Wednesday 16 July 2014

Sunny in Skipton

It is often said that travel “broadens the mind”, but doing a lot can make you a bit lethargic. Over the years we’ve done more “far-away places with strange sounding names” than I could throw a boomerang or even a llama at, and I still wake up in the middle of the night remembering the night we were chased through the bush in Zambia by a huge black snake.
So it takes a fair bit to impress us these days, but impressed we certainly are with the bit of North Yorkshire we currently find ourselves in, and in particular with the town of Skipton, which has been our base over the last few days.
Skipton's Canal Basin
Skipton is still getting over its brush with fame, after being one of the towns the recent Tour De France hurtled through and there is still an awful lot of yellow in evidence in shops, hanging from buildings, and fences along with dozens of yellow bikes scattered around the town.
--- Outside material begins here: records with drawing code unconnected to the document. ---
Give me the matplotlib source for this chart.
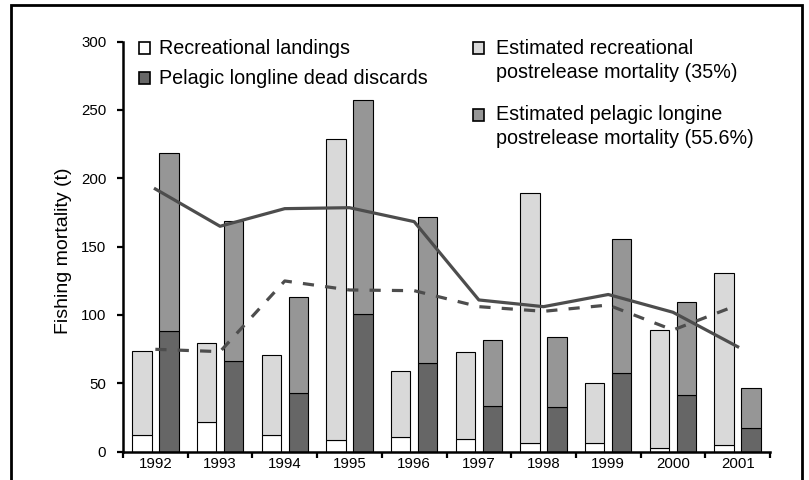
import numpy as np
import matplotlib
matplotlib.use("Agg")
import matplotlib.pyplot as plt
from matplotlib.patches import Rectangle

plt.rcParams["font.family"] = "Liberation Sans"

years = ["1992", "1993", "1994", "1995", "1996", "1997", "1998", "1999", "2000", "2001"]

# recreational bar: landings (bottom) + estimated postrelease mortality (top)
rec_landings = [12.2, 21.5, 12.2, 8.6, 10.5, 9.3, 6.4, 6.4, 2.5, 4.7]
rec_total = [73.7, 79.8, 70.7, 229, 59, 72.7, 189, 50.5, 88.8, 131]

# longline bar: dead discards (bottom) + estimated postrelease mortality (top)
pll_discards = [88.5, 66.6, 42.7, 100.7, 64.7, 33.4, 32.5, 57.6, 41.5, 17.6]
pll_total = [218.7, 169, 113, 257, 171.5, 82, 84.1, 155.6, 109.7, 46.8]

line_solid = [192.2, 164.9, 177.8, 178.5, 168.3, 111, 106.1, 115, 102, 76.8]
line_dashed = [74.9, 73.2, 124.9, 118.3, 117.8, 106.1, 102.7, 107.3, 89, 107.3]

labels = [
    "Recreational landings",
    "Pelagic longline dead discards",
    "Estimated recreational\npostrelease mortality (35%)",
    "Estimated pelagic longine\npostrelease mortality (55.6%)",
]

c_white = "#ffffff"
c_dark = "#666666"
c_light = "#d9d9d9"
c_mid = "#969696"
c_line = "#4d4d4d"

W, H = 809, 480
fig = plt.figure(figsize=(W / 100, H / 100), dpi=100)
ax = fig.add_axes([123 / W, 1 - 451.7 / H, 647 / W, 410.1 / H])

x = np.arange(len(years)) + 0.5
rec_est = np.array(rec_total) - np.array(rec_landings)
pll_est = np.array(pll_total) - np.array(pll_discards)
bw = 0.3
kw = dict(width=bw, edgecolor="black", linewidth=0.8)

ax.bar(x - 0.208, rec_landings, color=c_white, **kw)
ax.bar(x - 0.208, rec_est, bottom=rec_landings, color=c_light, **kw)
ax.bar(x + 0.208, pll_discards, color=c_dark, **kw)
ax.bar(x + 0.208, pll_est, bottom=pll_discards, color=c_mid, **kw)

ax.plot(x, line_solid, color=c_line, lw=2.3)
ax.plot(x, line_dashed, color=c_line, lw=2.3, dashes=(3.5, 3.5))

ax.set_xlim(0, len(years))
ax.set_ylim(0, 300)
ax.set_yticks(range(0, 301, 50))
ax.set_xticks(range(len(years) + 1))
ax.set_xticklabels([])
ax.set_xticks(x, minor=True)
ax.set_xticklabels(years, minor=True, fontsize=10.8)
ax.tick_params(axis="x", which="minor", length=0, pad=4)
ax.tick_params(axis="both", which="major", direction="out", length=4.5, width=1.6,
               labelsize=10.8)
ax.tick_params(axis="y", pad=7.5)
for side in ["top", "right"]:
    ax.spines[side].set_visible(False)
for side in ["left", "bottom"]:
    ax.spines[side].set_linewidth(1.8)

ax.set_ylabel("Fishing mortality (t)", fontsize=14)
ax.yaxis.set_label_coords((72 - 123) / 647, 0.49)

# legend drawn by hand so that the box sits next to the first line of text
legend_pos = [(138.5, [48]), (138.5, [78]), (473, [48, 73]), (473, [115, 139])]
colors = [c_white, c_dark, c_light, c_mid]
for (lx, ys), col, lab in zip(legend_pos, colors, labels):
    fig.patches.append(Rectangle((lx / W, 1 - (ys[0] + 6) / H), 11.5 / W, 12 / H,
                                 transform=fig.transFigure, facecolor=col,
                                 edgecolor="black", linewidth=1.2))
    dx = 20.5 if lx < 300 else 23
    for yy, line in zip(ys, lab.split("\n")):
        fig.text((lx + dx) / W, 1 - yy / H, line, va="center", ha="left", fontsize=14.2)

# frame around the whole figure
fig.patches.append(Rectangle((11 / W, -0.02), 791 / W, 1.02 - 5 / H, transform=fig.transFigure,
                             fill=False, edgecolor="black", linewidth=2))

fig.savefig("out.png", dpi=100)
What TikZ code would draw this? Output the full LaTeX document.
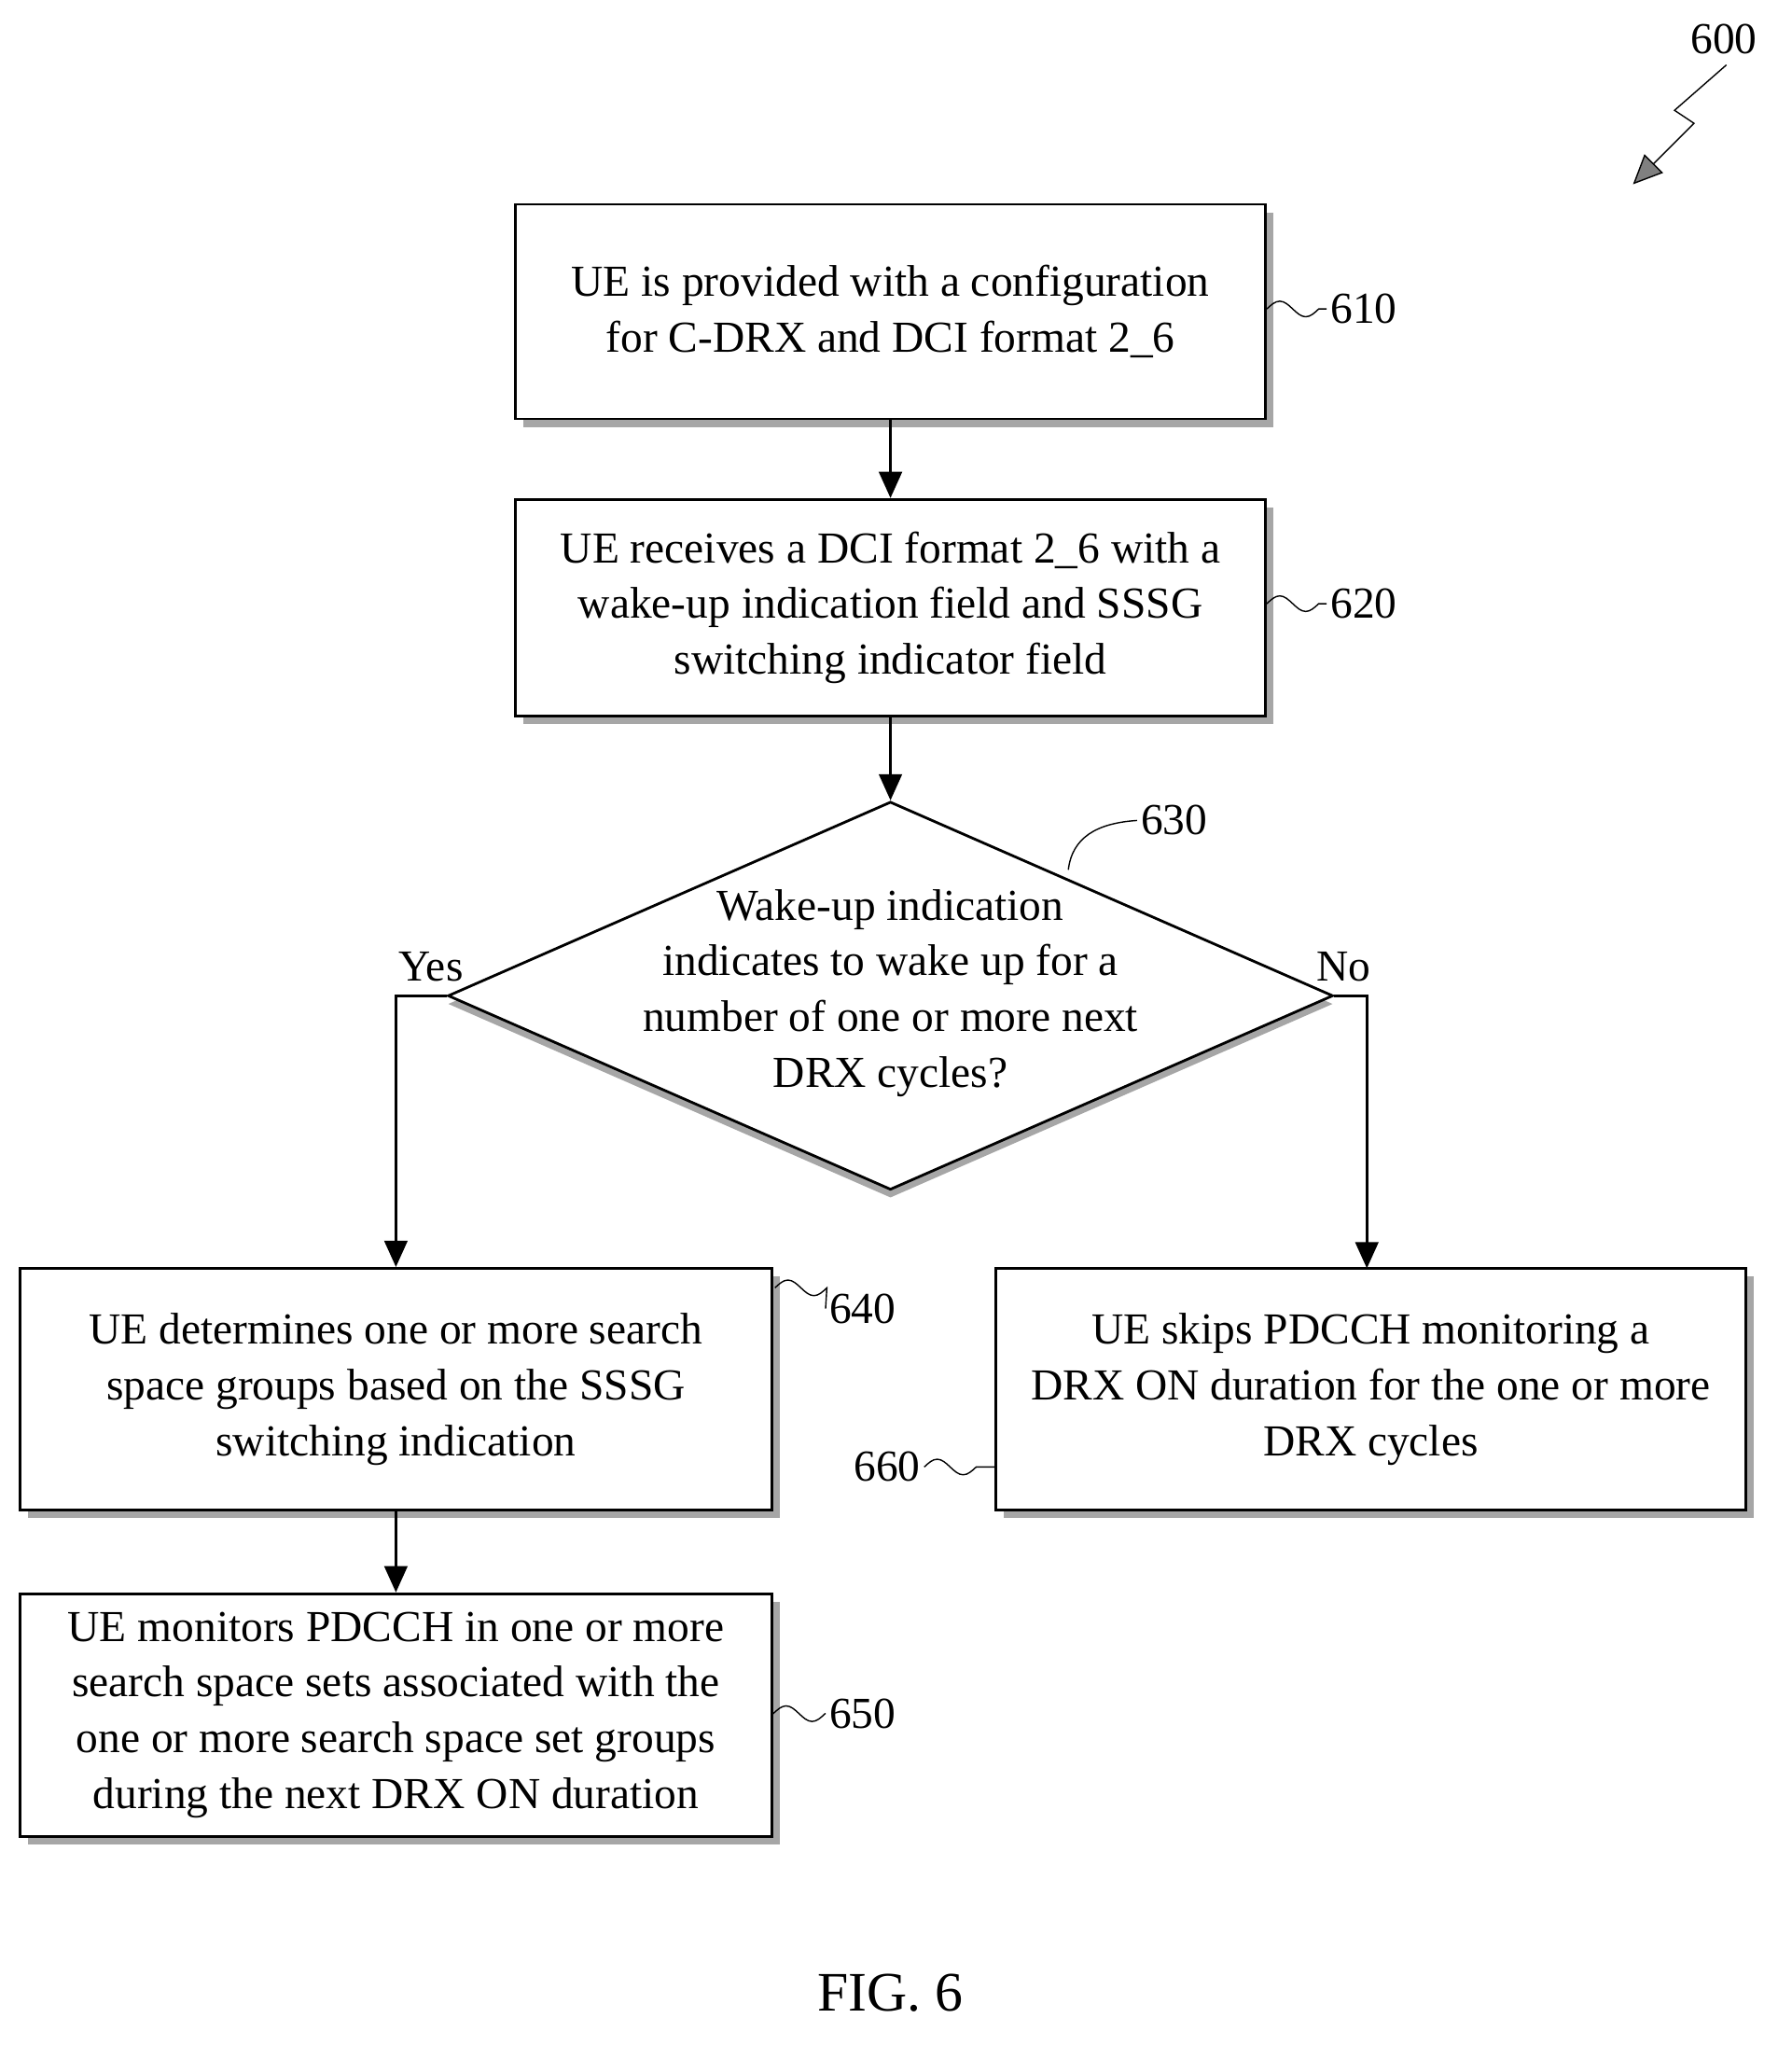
\documentclass[tikz,border=0pt]{standalone}
\usepackage{fontspec}
\setmainfont{Liberation Serif}
\usetikzlibrary{shapes.geometric, shadows, arrows.meta}
\tikzset{
  procbox/.style={draw, thick, fill=white, align=center, inner sep=2pt,
    font=\fontsize{13.5}{17}\selectfont,
    drop shadow={shadow xshift=2.5pt, shadow yshift=-2.5pt, fill=gray!70, opacity=1}},
  flow/.style={thick, -{Triangle[length=8pt, width=7pt]}},
  ref/.style={font=\fontsize{13.5}{17}\selectfont, inner sep=1pt},
  squig/.style={thin}
}
\begin{document}
\begin{tikzpicture}[x=0.013913cm, y=-0.013913cm]
  \useasboundingbox (0,0) rectangle (1380,1576);
  % process boxes
  \node[procbox, minimum width=8.04cm, minimum height=2.3cm] (s610) at (686,240)
    {UE is provided with a configuration\\for C-DRX and DCI format 2\_6};
  \node[procbox, minimum width=8.04cm, minimum height=2.32cm] (s620) at (686,468)
    {UE receives a DCI format 2\_6 with a\\wake-up indication field and SSSG\\switching indicator field};
  \node[diamond, draw, thick, fill=white, inner sep=0pt, minimum width=9.49cm, minimum height=4.16cm,
    drop shadow={shadow xshift=0pt, shadow yshift=-2.5pt, fill=gray!70, opacity=1}] (s630) at (686,767) {};
  \node[align=center, font=\fontsize{13.5}{17}\selectfont] (q630) at (686,765)
    {Wake-up indication\\indicates to wake up for a\\number of one or more next\\DRX cycles?};
  \node[procbox, minimum width=8.06cm, minimum height=2.59cm] (s640) at (305,1070)
    {UE determines one or more search\\space groups based on the SSSG\\switching indication};
  \node[procbox, minimum width=8.04cm, minimum height=2.59cm] (s660) at (1056,1070)
    {UE skips PDCCH monitoring a\\DRX ON duration for the one or more\\DRX cycles};
  \node[procbox, minimum width=8.06cm, minimum height=2.6cm] (s650) at (305,1321)
    {UE monitors PDCCH in one or more\\search space sets associated with the\\one or more search space set groups\\during the next DRX ON duration};
  % connectors
  \draw[flow] (s610) -- (s620);
  \draw[flow] (s620) -- (s630);
  \draw[flow] (s630.west) -- (305,767) -- (s640.north);
  \draw[flow] (s630.east) -- (1053,767) -- (1053,977);
  \draw[flow] (s640) -- (s650);
  \node[ref] (yes) at (332,745) {Yes};
  \node[ref] (no) at (1035,745) {No};
  % reference numerals
  \node[ref, anchor=west] (n610) at (1022,238) {610};
  \draw[squig] (s610.east |- n610) sin +(10,-6) cos +(10,6) sin +(10,6) cos +(10,-6) -- (n610.west);
  \node[ref, anchor=west] (n620) at (1022,465) {620};
  \draw[squig] (s620.east |- n620) sin +(10,-6) cos +(10,6) sin +(10,6) cos +(10,-6) -- (n620.west);
  \node[ref, anchor=west] (n640) at (636,1008) {640};
  \draw[squig] (597,992) sin +(10,-6) cos +(10,6) sin +(10,6) cos +(10,-6) -- (n640.west);
  \node[ref, anchor=east] (n660) at (712,1130) {660};
  \draw[squig] (n660.east) sin +(10,-6) cos +(10,6) sin +(10,6) cos +(10,-6) -- (s660.west |- n660);
  \node[ref, anchor=west] (n650) at (636,1320) {650};
  \draw[squig] (s650.east |- n650) sin +(10,-6) cos +(10,6) sin +(10,6) cos +(10,-6) -- (n650.west);
  \node[ref, anchor=west] (n630) at (876,632) {630};
  \draw[squig] (823,670) .. controls (826,645) and (845,634) .. (n630.west);
  \node[ref] (n600) at (1328,30) {600};
  \coordinate (a600) at (1258,142);
  \draw[thin, -{Triangle[length=9pt, width=8pt, fill=gray]}] (1330,50) -- (1290,85) -- (1305,95) -- (a600);
  \node[font=\fontsize{17}{20}\selectfont] (fig) at (686,1535) {FIG. 6};
\end{tikzpicture}
\end{document}
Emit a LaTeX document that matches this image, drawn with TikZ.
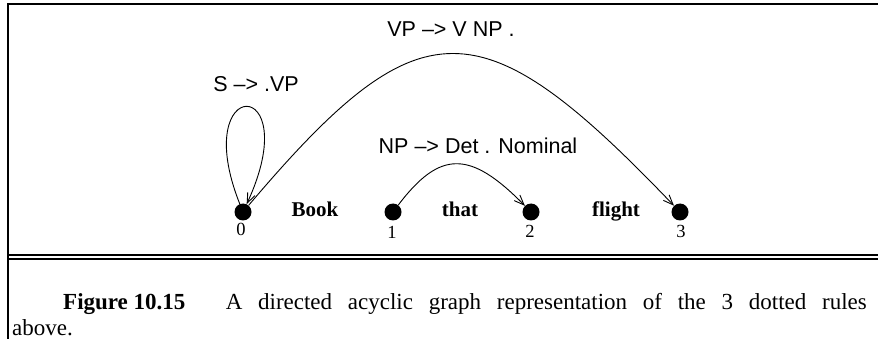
\documentclass[tikz,border=0pt]{standalone}
\usepackage{fontspec}
\setmainfont{Liberation Serif}
\newfontfamily\helv{Liberation Sans}
\usetikzlibrary{arrows.meta}
\begin{document}
\begin{tikzpicture}[x=1pt,y=-1pt,
  dot/.style={circle,fill=black,inner sep=0pt,minimum size=17pt},
  rulelabel/.style={font=\helv\fontsize{21.5}{25}\selectfont,anchor=base,inner sep=0pt},
  word/.style={font=\bfseries\fontsize{21}{25}\selectfont,anchor=base,inner sep=0pt},
  num/.style={font=\fontsize{18.5}{22}\selectfont,anchor=base,inner sep=0pt},
  captext/.style={font=\fontsize{23}{27}\selectfont,inner sep=0pt},
  edge/.style={line width=0.9pt,-{Straight Barb[length=10pt,width=8pt,line width=0.9pt]}},
  framerule/.style={line width=2pt}]
\useasboundingbox (0,0) rectangle (878,339);
% frame
\coordinate (fbl) at (8,339);
\coordinate (ftl) at (8,4);
\coordinate (ftr) at (878,4);
\draw[framerule] (fbl) -- (ftl) -- (ftr);
\coordinate (d1l) at (8,255);
\coordinate (d1r) at (878,255);
\coordinate (d2l) at (8,259);
\coordinate (d2r) at (878,259);
\draw[line width=1.3pt] (d1l) -- (d1r);
\draw[line width=1.3pt] (d2l) -- (d2r);
% nodes
\node[dot] (n0) at (243,212) {};
\node[dot] (n1) at (393,212) {};
\node[dot] (n2) at (531,212) {};
\node[dot] (n3) at (680,212) {};
\node[num] (l0) at (241,236) {0};
\node[num] (l1) at (392,238) {1};
\node[num] (l2) at (530,237) {2};
\node[num] (l3) at (681,237) {3};
\node[word] (wbook) at (315,217) {Book};
\node[word] (wthat) at (460,217) {that};
\node[word] (wflight) at (616,217) {flight};
% rule labels
\node[rulelabel] (rvp) at (451,37) {VP –> V NP .};
\node[rulelabel] (rs) at (256,92) {S –> .VP};
\node[rulelabel] (rnp) at (478,154) {NP –> Det . Nominal};
% edges
\draw[edge] (n0) .. controls (188,74) and (307,74) .. (n0);
\draw[edge] (n0) .. controls (420,3) and (480,3) .. (n3);
\draw[edge] (n1) .. controls (440,150) and (470,150) .. (n2);
% caption
\node[captext,anchor=base west] (cfig) at (63,309) {\textbf{Figure 10.15}};
\node[captext,anchor=base east] (ctext) at (867,309) {\makebox[641pt][s]{A directed acyclic graph representation of the 3 dotted rules}};
\node[captext,anchor=base west] (cabove) at (12,335) {above.};
\end{tikzpicture}
\end{document}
The Tour may have left, but the bikes remain
The journey to Skipton from Barnoldswick on the Lancs/Yorkshire border has to be one of the most attractive sections of any canal in the country. A boat we moored behind in Foulridge told us they were going to stock up with provisions, find a suitable spot en-route, and commune with nature until their grub ran out. We passed them the next day “dreaming the dream” and who could blame them.
It’s been wall-to-wall sunshine up here in Yorkshire, over the last week, though today and yesterday have been a bit cloudy. We have been enjoying temperatures of around 24 degrees, though it looks like the south-east are about to get a dose of 30 degrees plus. Good luck with that.
Skipton is, more or less, the complete package. Good, secure seven-day moorings, lots of excellent pubs, a Spiritualist Church for Pat, a castle and a thriving Ukulele Club for me. It’s a bustling place, with an attractive canal basin, driven by its tourist population. It also seems to be the home of champion pork pies (ummmm) and spam-driven cuisine if the poster in the window I saw today can be believed. I’ve even caught Pat once or twice looking in estate agents windows!
The best pork pie I have ever had. I went back and bought another.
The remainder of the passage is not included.